*Goal of the exercise*
Set down the data below without change, skipping the pictures it holds.
— start —
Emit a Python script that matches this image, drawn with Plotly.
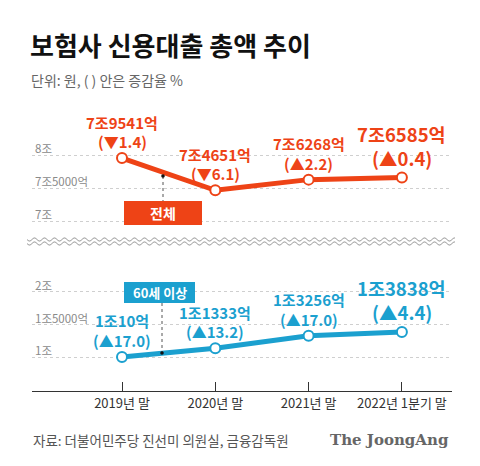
import plotly.graph_objects as go
import math

W, H = 480, 466

categories = ["2019년 말", "2020년 말", "2021년 말", "2022년 1분기 말"]
total_values = [7.9541, 7.4651, 7.6268, 7.6585]          # 조 원
total_labels = ["7조9541억", "7조4651억", "7조6268억", "7조6585억"]
total_changes = ["(▼1.4)", "(▼6.1)", "(▲2.2)", "(▲0.4)"]
senior_values = [1.0010, 1.1333, 1.3256, 1.3838]         # 조 원
senior_labels = ["1조10억", "1조1333억", "1조3256억", "1조3838억"]
senior_changes = ["(▲17.0)", "(▲13.2)", "(▲17.0)", "(▲4.4)"]
top_ticks = [7, 7.5, 8]
top_ticktext = ["7조", "7조5000억", "8조"]
bot_ticks = [1, 1.5, 2]
bot_ticktext = ["1조", "1조5000억", "2조"]

RED = "#ee4316"
BLUE = "#1ba0cf"
FONT = "Noto Sans CJK KR"

def fx(px):
    return px / W

def fy(px):
    return 1 - px / H

xs = list(range(len(categories)))
xrange_ = [-0.9646, 3.537]

fig = go.Figure()
fig.add_trace(go.Scatter(x=xs, y=total_values, mode="lines+markers",
                         line=dict(color=RED, width=5),
                         marker=dict(size=10, color="white", line=dict(color=RED, width=2)),
                         xaxis="x", yaxis="y", hoverinfo="skip"))
fig.add_trace(go.Scatter(x=xs, y=senior_values, mode="lines+markers",
                         line=dict(color=BLUE, width=5),
                         marker=dict(size=10, color="white", line=dict(color=BLUE, width=2)),
                         xaxis="x2", yaxis="y2", hoverinfo="skip"))

grid = dict(showgrid=True, gridcolor="#cfcfcf", griddash="dot", gridwidth=1,
            zeroline=False, showline=False, ticks="", ticklabelposition="inside",
            tickfont=dict(family=FONT, size=11.5, color="#8a8a8a"), ticklabelshift=-6,
            ticklabelstandoff=0)

fig.update_layout(
    width=W, height=H, margin=dict(l=0, r=0, t=0, b=0),
    paper_bgcolor="white", plot_bgcolor="white", showlegend=False,
    xaxis=dict(domain=[fx(32), fx(452)], range=xrange_, anchor="y",
               showticklabels=False, showgrid=False, zeroline=False, showline=False),
    yaxis=dict(domain=[fy(230), fy(125)], range=[6.8636, 8.4545], anchor="x",
               tickvals=top_ticks, ticktext=top_ticktext, **grid),
    xaxis2=dict(domain=[fx(32), fx(452)], range=xrange_, anchor="y2",
                tickvals=xs, ticktext=categories, showgrid=False, zeroline=False,
                showline=True, linecolor="#333", linewidth=1.2,
                ticks="inside", ticklen=9, tickcolor="#333", tickwidth=1,
                tickfont=dict(family=FONT, size=13, color="#333")),
    yaxis2=dict(domain=[fy(391), fy(270)], range=[0.477, 2.338], anchor="x2",
                tickvals=bot_ticks, ticktext=bot_ticktext, **grid),
)

ann = []
# Title / subtitle
ann.append(dict(text="<b>보험사 신용대출 총액 추이</b>", x=fx(28), y=fy(44), xref="paper", yref="paper",
                xanchor="left", yanchor="middle", showarrow=False,
                font=dict(family=FONT, size=26, color="#111")))
ann.append(dict(text="단위: 원, ( ) 안은 증감율 %", x=fx(29), y=fy(80), xref="paper", yref="paper",
                xanchor="left", yanchor="middle", showarrow=False,
                font=dict(family=FONT, size=14, color="#666")))
# Data labels (value line + change line)
for i in xs:
    big = i == len(xs) - 1
    sz = 18.5 if big else 15
    s1, s2 = (44, 20) if big else (36, 16.5)
    for xa, ya, vals, labs, chg, col in [("x", "y", total_values, total_labels, total_changes, RED),
                                         ("x2", "y2", senior_values, senior_labels, senior_changes, BLUE)]:
        ann.append(dict(text=f"<b>{labs[i]}</b>", x=i, y=vals[i], xref=xa, yref=ya,
                        xanchor="center", yanchor="middle", yshift=s1, showarrow=False,
                        font=dict(family=FONT, size=sz, color=col)))
        ann.append(dict(text=f"<b>{chg[i]}</b>", x=i, y=vals[i], xref=xa, yref=ya,
                        xanchor="center", yanchor="middle", yshift=s2, showarrow=False,
                        font=dict(family=FONT, size=sz, color=col)))
# Legend tags
ann.append(dict(text="<b>전체</b>", x=fx(163), y=fy(213), xref="paper", yref="paper",
                xanchor="center", yanchor="middle",
                showarrow=False, font=dict(family=FONT, size=14, color="white")))
ann.append(dict(text="<b>60세 이상</b>", x=fx(159.5), y=fy(292.5), xref="paper", yref="paper",
                xanchor="center", yanchor="middle",
                showarrow=False, font=dict(family=FONT, size=13, color="white")))
# Footer
ann.append(dict(text="자료: 더불어민주당 진선미 의원실, 금융감독원", x=fx(31), y=fy(440), xref="paper", yref="paper",
                xanchor="left", yanchor="middle", showarrow=False,
                font=dict(family=FONT, size=13.5, color="#555")))
ann.append(dict(text="<b>The JoongAng</b>", x=fx(451), y=fy(440), xref="paper", yref="paper",
                xanchor="right", yanchor="middle", showarrow=False,
                font=dict(family="DejaVu Serif", size=15, color="#666")))
fig.update_layout(annotations=ann)

shapes = []
shapes.append(dict(type="rect", xref="paper", yref="paper", x0=fx(124), x1=fx(202), y0=fy(225), y1=fy(201),
                   fillcolor=RED, line=dict(width=0), layer="above"))
shapes.append(dict(type="rect", xref="paper", yref="paper", x0=fx(124), x1=fx(195), y0=fy(303), y1=fy(282),
                   fillcolor=BLUE, line=dict(width=0), layer="above"))
shapes.append(dict(type="line", xref="paper", yref="paper", x0=fx(163), x1=fx(163), y0=fy(176), y1=fy(201),
                   line=dict(color="#555", width=1, dash="dot")))
shapes.append(dict(type="line", xref="paper", yref="paper", x0=fx(162), x1=fx(162), y0=fy(303), y1=fy(353),
                   line=dict(color="#555", width=1, dash="dot")))
for (cx, cy) in [(163, 176), (162, 353)]:
    shapes.append(dict(type="circle", xref="paper", yref="paper", x0=fx(cx - 1.8), x1=fx(cx + 1.8),
                       y0=fy(cy + 1.8), y1=fy(cy - 1.8), fillcolor="#111", line=dict(width=0)))
# break wave (decorative)
for base in [239.5, 243.5]:
    pts = []
    x = 27.0
    while x <= 455:
        yy = base + 1.6 * math.sin((x - 27) / 10.0 * 2 * math.pi)
        pts.append(f"{fx(x):.5f},{fy(yy):.5f}")
        x += 1.0
    shapes.append(dict(type="path", xref="paper", yref="paper", path="M" + " L".join(pts),
                       line=dict(color="#9a9a9a", width=1)))
fig.update_layout(shapes=shapes)

fig.write_html("out.html", config={"displayModeBar": False},
               post_script="document.body.style.margin='0';document.body.style.padding='0';")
— end —
*The response*
Emit a Python script that matches this image, drawn with Plotly.
import plotly.graph_objects as go
import math

W, H = 480, 466

categories = ["2019년 말", "2020년 말", "2021년 말", "2022년 1분기 말"]
total_values = [7.9541, 7.4651, 7.6268, 7.6585]          # 조 원
total_labels = ["7조9541억", "7조4651억", "7조6268억", "7조6585억"]
total_changes = ["(▼1.4)", "(▼6.1)", "(▲2.2)", "(▲0.4)"]
senior_values = [1.0010, 1.1333, 1.3256, 1.3838]         # 조 원
senior_labels = ["1조10억", "1조1333억", "1조3256억", "1조3838억"]
senior_changes = ["(▲17.0)", "(▲13.2)", "(▲17.0)", "(▲4.4)"]
top_ticks = [7, 7.5, 8]
top_ticktext = ["7조", "7조5000억", "8조"]
bot_ticks = [1, 1.5, 2]
bot_ticktext = ["1조", "1조5000억", "2조"]

RED = "#ee4316"
BLUE = "#1ba0cf"
FONT = "Noto Sans CJK KR"

def fx(px):
    return px / W

def fy(px):
    return 1 - px / H

xs = list(range(len(categories)))
xrange_ = [-0.9646, 3.537]

fig = go.Figure()
fig.add_trace(go.Scatter(x=xs, y=total_values, mode="lines+markers",
                         line=dict(color=RED, width=5),
                         marker=dict(size=10, color="white", line=dict(color=RED, width=2)),
                         xaxis="x", yaxis="y", hoverinfo="skip"))
fig.add_trace(go.Scatter(x=xs, y=senior_values, mode="lines+markers",
                         line=dict(color=BLUE, width=5),
                         marker=dict(size=10, color="white", line=dict(color=BLUE, width=2)),
                         xaxis="x2", yaxis="y2", hoverinfo="skip"))

grid = dict(showgrid=True, gridcolor="#cfcfcf", griddash="dot", gridwidth=1,
            zeroline=False, showline=False, ticks="", ticklabelposition="inside",
            tickfont=dict(family=FONT, size=11.5, color="#8a8a8a"), ticklabelshift=-6,
            ticklabelstandoff=0)

fig.update_layout(
    width=W, height=H, margin=dict(l=0, r=0, t=0, b=0),
    paper_bgcolor="white", plot_bgcolor="white", showlegend=False,
    xaxis=dict(domain=[fx(32), fx(452)], range=xrange_, anchor="y",
               showticklabels=False, showgrid=False, zeroline=False, showline=False),
    yaxis=dict(domain=[fy(230), fy(125)], range=[6.8636, 8.4545], anchor="x",
               tickvals=top_ticks, ticktext=top_ticktext, **grid),
    xaxis2=dict(domain=[fx(32), fx(452)], range=xrange_, anchor="y2",
                tickvals=xs, ticktext=categories, showgrid=False, zeroline=False,
                showline=True, linecolor="#333", linewidth=1.2,
                ticks="inside", ticklen=9, tickcolor="#333", tickwidth=1,
                tickfont=dict(family=FONT, size=13, color="#333")),
    yaxis2=dict(domain=[fy(391), fy(270)], range=[0.477, 2.338], anchor="x2",
                tickvals=bot_ticks, ticktext=bot_ticktext, **grid),
)

ann = []
# Title / subtitle
ann.append(dict(text="<b>보험사 신용대출 총액 추이</b>", x=fx(28), y=fy(44), xref="paper", yref="paper",
                xanchor="left", yanchor="middle", showarrow=False,
                font=dict(family=FONT, size=26, color="#111")))
ann.append(dict(text="단위: 원, ( ) 안은 증감율 %", x=fx(29), y=fy(80), xref="paper", yref="paper",
                xanchor="left", yanchor="middle", showarrow=False,
                font=dict(family=FONT, size=14, color="#666")))
# Data labels (value line + change line)
for i in xs:
    big = i == len(xs) - 1
    sz = 18.5 if big else 15
    s1, s2 = (44, 20) if big else (36, 16.5)
    for xa, ya, vals, labs, chg, col in [("x", "y", total_values, total_labels, total_changes, RED),
                                         ("x2", "y2", senior_values, senior_labels, senior_changes, BLUE)]:
        ann.append(dict(text=f"<b>{labs[i]}</b>", x=i, y=vals[i], xref=xa, yref=ya,
                        xanchor="center", yanchor="middle", yshift=s1, showarrow=False,
                        font=dict(family=FONT, size=sz, color=col)))
        ann.append(dict(text=f"<b>{chg[i]}</b>", x=i, y=vals[i], xref=xa, yref=ya,
                        xanchor="center", yanchor="middle", yshift=s2, showarrow=False,
                        font=dict(family=FONT, size=sz, color=col)))
# Legend tags
ann.append(dict(text="<b>전체</b>", x=fx(163), y=fy(213), xref="paper", yref="paper",
                xanchor="center", yanchor="middle",
                showarrow=False, font=dict(family=FONT, size=14, color="white")))
ann.append(dict(text="<b>60세 이상</b>", x=fx(159.5), y=fy(292.5), xref="paper", yref="paper",
                xanchor="center", yanchor="middle",
                showarrow=False, font=dict(family=FONT, size=13, color="white")))
# Footer
ann.append(dict(text="자료: 더불어민주당 진선미 의원실, 금융감독원", x=fx(31), y=fy(440), xref="paper", yref="paper",
                xanchor="left", yanchor="middle", showarrow=False,
                font=dict(family=FONT, size=13.5, color="#555")))
ann.append(dict(text="<b>The JoongAng</b>", x=fx(451), y=fy(440), xref="paper", yref="paper",
                xanchor="right", yanchor="middle", showarrow=False,
                font=dict(family="DejaVu Serif", size=15, color="#666")))
fig.update_layout(annotations=ann)

shapes = []
shapes.append(dict(type="rect", xref="paper", yref="paper", x0=fx(124), x1=fx(202), y0=fy(225), y1=fy(201),
                   fillcolor=RED, line=dict(width=0), layer="above"))
shapes.append(dict(type="rect", xref="paper", yref="paper", x0=fx(124), x1=fx(195), y0=fy(303), y1=fy(282),
                   fillcolor=BLUE, line=dict(width=0), layer="above"))
shapes.append(dict(type="line", xref="paper", yref="paper", x0=fx(163), x1=fx(163), y0=fy(176), y1=fy(201),
                   line=dict(color="#555", width=1, dash="dot")))
shapes.append(dict(type="line", xref="paper", yref="paper", x0=fx(162), x1=fx(162), y0=fy(303), y1=fy(353),
                   line=dict(color="#555", width=1, dash="dot")))
for (cx, cy) in [(163, 176), (162, 353)]:
    shapes.append(dict(type="circle", xref="paper", yref="paper", x0=fx(cx - 1.8), x1=fx(cx + 1.8),
                       y0=fy(cy + 1.8), y1=fy(cy - 1.8), fillcolor="#111", line=dict(width=0)))
# break wave (decorative)
for base in [239.5, 243.5]:
    pts = []
    x = 27.0
    while x <= 455:
        yy = base + 1.6 * math.sin((x - 27) / 10.0 * 2 * math.pi)
        pts.append(f"{fx(x):.5f},{fy(yy):.5f}")
        x += 1.0
    shapes.append(dict(type="path", xref="paper", yref="paper", path="M" + " L".join(pts),
                       line=dict(color="#9a9a9a", width=1)))
fig.update_layout(shapes=shapes)

fig.write_html("out.html", config={"displayModeBar": False},
               post_script="document.body.style.margin='0';document.body.style.padding='0';")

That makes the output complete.